Two golden records, each carrying the sights and sounds of planet Earth, are hurtling toward the stars at thousands of miles per hour. Borne into the sky by the twin Voyager spacecraft, these interstellar time capsules are coded in the key of science. They are Earth’s emissaries to the cosmos, chosen to represent our planet if ever the disks, each the size of a large dinner plate, are clutched by alien hands.
As Cosmos: A Spacetime Odyssey reminded us during its final episode (can we have more, please?), “No other objects touched by human hands have ever ventured this far from home.” Indeed, the two Voyager spacecraft are sailing ever farther from home, exploring the solar system’s frontier like the maritime surveyors of yesteryear. Except these explorers are never coming back.
For the next decade or so, the spacecraft will continue to send messages full of data to their home planet. But then, eventually, their power supplies will dwindle and those messages will fade. As the silent spacecraft sail through an even quieter cosmic sea, their primary mission will no longer be to gather data. It will be to ferry the murmurs of Earth, inscribed onto those golden records, through the darkness.
The committee tasked with selecting the Golden Record’s playlist, chaired by Carl Sagan, had about six months to figure out what to put on there. Among others, Beethoven, Peruvian panpipes, the roar of a rocket launch, photos of Jane Goodall and the Great Wall of China, and greetings spoken in 55 languages made it aboard.
My mom, Amahl, is one of those Voyager voices. She’s speaking her native Arabic, and her message is simple: “Greetings to our friends in the stars. We wish that we will meet you someday.”
One day, late in the spring of 1977, Linda Salzman Sagan (then Carl’s wife) asked my mother for help. She wanted to know if Mom would lend her voice to the Voyager record. Linda was searching for fluent speakers of the many languages to be featured on the record, preferably people living near Ithaca, New York. Mom, who was already helping gather photos for the record and who worked on Cornell University’s campus, fit the bill.

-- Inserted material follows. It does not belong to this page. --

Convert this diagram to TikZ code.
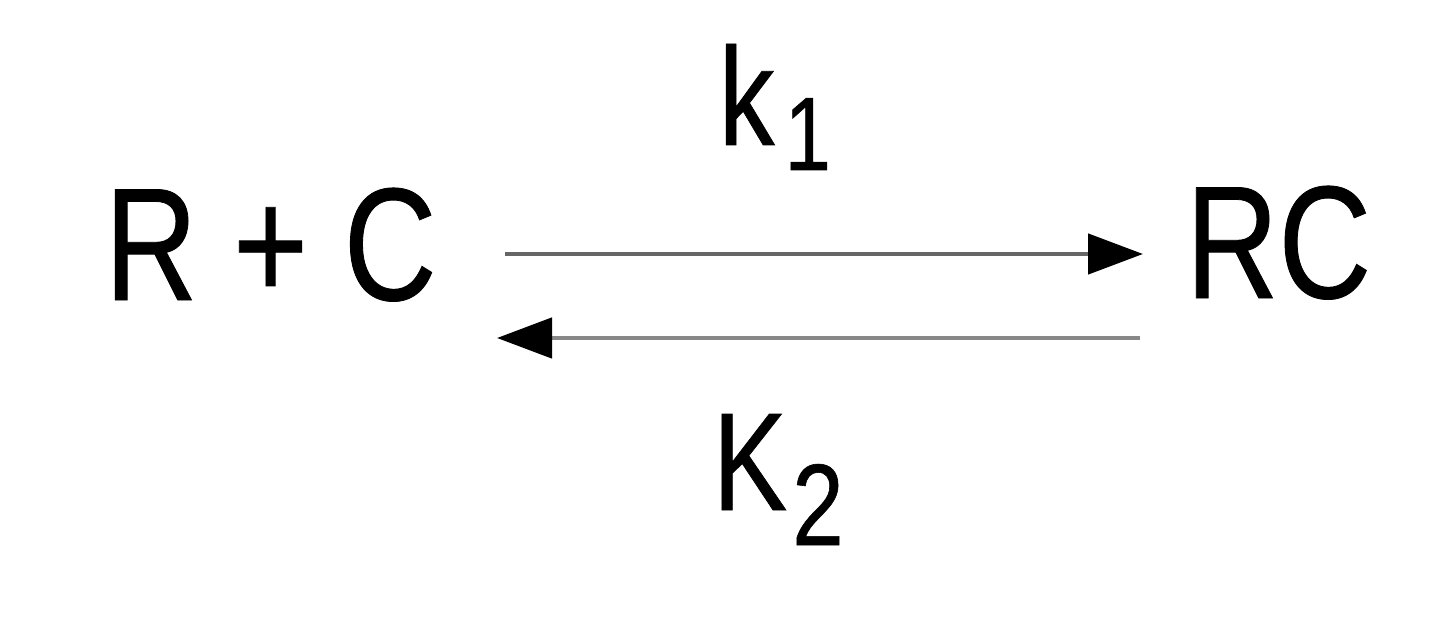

She carefully composed a greeting expressing the desire to make contact with the beings that might listen to her voice. She practiced for days. Mom says she was most concerned about speaking in her clearest, most rhythmic Arabic. “I was speaking on behalf of all the millions of people who speak Arabic,” she says. “And I wanted to do it justice.”
Mom was nervous when she recorded her 6-second greeting. But then the task was over, her voice immortalized. “It was pretty organized. You walk in, do your greeting, and off you go,” she recalls. It was early June.
In August, she and my dad went to Cape Canaveral, Florida, where they watched the launch of Voyager 2 on August 20, 1977. Voyager 1 launched 16 days later. And now, 37 years later, the spacecraft are still speeding toward undiscovered country.
As Mom watched this final episode of Cosmos, and the part describing Voyager, she says she was struck by a tremendous emotional punch. “Of all the people who are inhabiting this planet, only a few of us got to have our voices on it. And even though it may or may not ever be intercepted, just the idea of it representing human beings and floating through space…,” she says. “That’s quite humbling.”
I like knowing that my mom’s voice, as it sounded in the spring of 1977, is boldly going where no spacecraft has gone before. The golden records, carrying traces of our planet back to the cosmos from which it came, will live for another billion years. Hers and the other Voyager voices, plus the songs and sounds and images on the record, could very well be the longest-lived traces of Earth, the longest-lived pieces of evidence proving that humanity once existed.